» Exercise description
Repeat the listing in full. Nothing may be added or left out.

» Source data
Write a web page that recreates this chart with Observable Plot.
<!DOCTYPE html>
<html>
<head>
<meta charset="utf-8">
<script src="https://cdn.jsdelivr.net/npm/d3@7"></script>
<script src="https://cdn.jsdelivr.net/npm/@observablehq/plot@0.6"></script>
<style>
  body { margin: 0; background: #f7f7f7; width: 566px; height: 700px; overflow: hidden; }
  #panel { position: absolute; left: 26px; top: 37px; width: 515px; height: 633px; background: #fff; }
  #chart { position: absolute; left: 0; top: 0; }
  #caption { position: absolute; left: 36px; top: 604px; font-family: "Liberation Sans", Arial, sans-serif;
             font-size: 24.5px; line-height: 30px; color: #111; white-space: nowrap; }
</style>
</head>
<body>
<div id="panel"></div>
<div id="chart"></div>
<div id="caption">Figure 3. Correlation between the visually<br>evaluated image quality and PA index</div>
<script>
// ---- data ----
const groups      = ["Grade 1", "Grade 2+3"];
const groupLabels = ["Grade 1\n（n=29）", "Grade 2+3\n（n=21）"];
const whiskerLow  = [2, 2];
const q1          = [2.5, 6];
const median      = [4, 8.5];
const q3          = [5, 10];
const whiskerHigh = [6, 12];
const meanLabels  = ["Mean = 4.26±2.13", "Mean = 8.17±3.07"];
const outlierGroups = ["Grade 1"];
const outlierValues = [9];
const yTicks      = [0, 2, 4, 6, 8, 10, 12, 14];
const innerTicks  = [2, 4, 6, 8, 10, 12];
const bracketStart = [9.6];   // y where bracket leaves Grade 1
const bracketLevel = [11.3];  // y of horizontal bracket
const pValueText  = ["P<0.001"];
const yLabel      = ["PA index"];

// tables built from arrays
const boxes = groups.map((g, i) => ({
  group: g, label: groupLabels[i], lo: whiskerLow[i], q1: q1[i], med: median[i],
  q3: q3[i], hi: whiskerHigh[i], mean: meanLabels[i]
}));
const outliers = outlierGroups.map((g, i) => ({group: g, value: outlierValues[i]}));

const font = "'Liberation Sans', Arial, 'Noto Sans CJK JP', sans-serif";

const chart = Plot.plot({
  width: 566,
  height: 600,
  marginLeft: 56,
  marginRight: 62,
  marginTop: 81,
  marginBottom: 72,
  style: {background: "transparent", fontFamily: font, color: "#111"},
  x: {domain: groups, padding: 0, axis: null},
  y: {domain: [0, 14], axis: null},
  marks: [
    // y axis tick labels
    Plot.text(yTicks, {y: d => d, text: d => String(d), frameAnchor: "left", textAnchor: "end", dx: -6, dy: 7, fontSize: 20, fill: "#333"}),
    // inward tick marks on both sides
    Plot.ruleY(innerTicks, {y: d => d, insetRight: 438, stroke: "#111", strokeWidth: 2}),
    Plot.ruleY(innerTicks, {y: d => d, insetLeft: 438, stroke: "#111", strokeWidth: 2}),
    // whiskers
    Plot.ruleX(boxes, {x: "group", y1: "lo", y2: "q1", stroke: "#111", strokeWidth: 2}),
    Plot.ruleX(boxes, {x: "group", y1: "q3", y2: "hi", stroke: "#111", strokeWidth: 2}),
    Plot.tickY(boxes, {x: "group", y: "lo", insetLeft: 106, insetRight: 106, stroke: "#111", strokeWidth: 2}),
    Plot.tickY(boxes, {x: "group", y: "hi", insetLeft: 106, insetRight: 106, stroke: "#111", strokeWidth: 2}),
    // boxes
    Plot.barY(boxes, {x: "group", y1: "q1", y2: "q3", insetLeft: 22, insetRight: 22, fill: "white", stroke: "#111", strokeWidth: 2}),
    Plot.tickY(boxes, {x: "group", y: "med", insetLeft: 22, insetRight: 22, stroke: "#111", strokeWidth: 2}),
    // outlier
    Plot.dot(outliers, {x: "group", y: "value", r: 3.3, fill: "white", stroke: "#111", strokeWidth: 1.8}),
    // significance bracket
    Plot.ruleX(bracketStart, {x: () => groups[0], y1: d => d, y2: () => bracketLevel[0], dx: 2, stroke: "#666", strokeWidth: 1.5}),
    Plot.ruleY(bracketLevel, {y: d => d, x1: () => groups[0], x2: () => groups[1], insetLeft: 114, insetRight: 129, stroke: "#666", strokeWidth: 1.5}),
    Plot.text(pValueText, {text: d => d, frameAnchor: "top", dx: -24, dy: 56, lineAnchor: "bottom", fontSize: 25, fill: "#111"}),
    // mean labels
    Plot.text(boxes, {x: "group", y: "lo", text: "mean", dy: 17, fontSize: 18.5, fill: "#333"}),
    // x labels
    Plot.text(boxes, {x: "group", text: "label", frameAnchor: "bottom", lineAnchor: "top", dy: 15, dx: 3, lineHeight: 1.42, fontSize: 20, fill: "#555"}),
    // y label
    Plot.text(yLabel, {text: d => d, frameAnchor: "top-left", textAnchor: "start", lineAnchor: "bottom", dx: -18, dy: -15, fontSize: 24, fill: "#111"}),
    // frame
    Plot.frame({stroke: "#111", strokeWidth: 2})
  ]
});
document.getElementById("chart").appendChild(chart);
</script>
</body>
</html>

» Response
Write a web page that recreates this chart with Observable Plot.
<!DOCTYPE html>
<html>
<head>
<meta charset="utf-8">
<script src="https://cdn.jsdelivr.net/npm/d3@7"></script>
<script src="https://cdn.jsdelivr.net/npm/@observablehq/plot@0.6"></script>
<style>
  body { margin: 0; background: #f7f7f7; width: 566px; height: 700px; overflow: hidden; }
  #panel { position: absolute; left: 26px; top: 37px; width: 515px; height: 633px; background: #fff; }
  #chart { position: absolute; left: 0; top: 0; }
  #caption { position: absolute; left: 36px; top: 604px; font-family: "Liberation Sans", Arial, sans-serif;
             font-size: 24.5px; line-height: 30px; color: #111; white-space: nowrap; }
</style>
</head>
<body>
<div id="panel"></div>
<div id="chart"></div>
<div id="caption">Figure 3. Correlation between the visually<br>evaluated image quality and PA index</div>
<script>
// ---- data ----
const groups      = ["Grade 1", "Grade 2+3"];
const groupLabels = ["Grade 1\n（n=29）", "Grade 2+3\n（n=21）"];
const whiskerLow  = [2, 2];
const q1          = [2.5, 6];
const median      = [4, 8.5];
const q3          = [5, 10];
const whiskerHigh = [6, 12];
const meanLabels  = ["Mean = 4.26±2.13", "Mean = 8.17±3.07"];
const outlierGroups = ["Grade 1"];
const outlierValues = [9];
const yTicks      = [0, 2, 4, 6, 8, 10, 12, 14];
const innerTicks  = [2, 4, 6, 8, 10, 12];
const bracketStart = [9.6];   // y where bracket leaves Grade 1
const bracketLevel = [11.3];  // y of horizontal bracket
const pValueText  = ["P<0.001"];
const yLabel      = ["PA index"];

// tables built from arrays
const boxes = groups.map((g, i) => ({
  group: g, label: groupLabels[i], lo: whiskerLow[i], q1: q1[i], med: median[i],
  q3: q3[i], hi: whiskerHigh[i], mean: meanLabels[i]
}));
const outliers = outlierGroups.map((g, i) => ({group: g, value: outlierValues[i]}));

const font = "'Liberation Sans', Arial, 'Noto Sans CJK JP', sans-serif";

const chart = Plot.plot({
  width: 566,
  height: 600,
  marginLeft: 56,
  marginRight: 62,
  marginTop: 81,
  marginBottom: 72,
  style: {background: "transparent", fontFamily: font, color: "#111"},
  x: {domain: groups, padding: 0, axis: null},
  y: {domain: [0, 14], axis: null},
  marks: [
    // y axis tick labels
    Plot.text(yTicks, {y: d => d, text: d => String(d), frameAnchor: "left", textAnchor: "end", dx: -6, dy: 7, fontSize: 20, fill: "#333"}),
    // inward tick marks on both sides
    Plot.ruleY(innerTicks, {y: d => d, insetRight: 438, stroke: "#111", strokeWidth: 2}),
    Plot.ruleY(innerTicks, {y: d => d, insetLeft: 438, stroke: "#111", strokeWidth: 2}),
    // whiskers
    Plot.ruleX(boxes, {x: "group", y1: "lo", y2: "q1", stroke: "#111", strokeWidth: 2}),
    Plot.ruleX(boxes, {x: "group", y1: "q3", y2: "hi", stroke: "#111", strokeWidth: 2}),
    Plot.tickY(boxes, {x: "group", y: "lo", insetLeft: 106, insetRight: 106, stroke: "#111", strokeWidth: 2}),
    Plot.tickY(boxes, {x: "group", y: "hi", insetLeft: 106, insetRight: 106, stroke: "#111", strokeWidth: 2}),
    // boxes
    Plot.barY(boxes, {x: "group", y1: "q1", y2: "q3", insetLeft: 22, insetRight: 22, fill: "white", stroke: "#111", strokeWidth: 2}),
    Plot.tickY(boxes, {x: "group", y: "med", insetLeft: 22, insetRight: 22, stroke: "#111", strokeWidth: 2}),
    // outlier
    Plot.dot(outliers, {x: "group", y: "value", r: 3.3, fill: "white", stroke: "#111", strokeWidth: 1.8}),
    // significance bracket
    Plot.ruleX(bracketStart, {x: () => groups[0], y1: d => d, y2: () => bracketLevel[0], dx: 2, stroke: "#666", strokeWidth: 1.5}),
    Plot.ruleY(bracketLevel, {y: d => d, x1: () => groups[0], x2: () => groups[1], insetLeft: 114, insetRight: 129, stroke: "#666", strokeWidth: 1.5}),
    Plot.text(pValueText, {text: d => d, frameAnchor: "top", dx: -24, dy: 56, lineAnchor: "bottom", fontSize: 25, fill: "#111"}),
    // mean labels
    Plot.text(boxes, {x: "group", y: "lo", text: "mean", dy: 17, fontSize: 18.5, fill: "#333"}),
    // x labels
    Plot.text(boxes, {x: "group", text: "label", frameAnchor: "bottom", lineAnchor: "top", dy: 15, dx: 3, lineHeight: 1.42, fontSize: 20, fill: "#555"}),
    // y label
    Plot.text(yLabel, {text: d => d, frameAnchor: "top-left", textAnchor: "start", lineAnchor: "bottom", dx: -18, dy: -15, fontSize: 24, fill: "#111"}),
    // frame
    Plot.frame({stroke: "#111", strokeWidth: 2})
  ]
});
document.getElementById("chart").appendChild(chart);
</script>
</body>
</html>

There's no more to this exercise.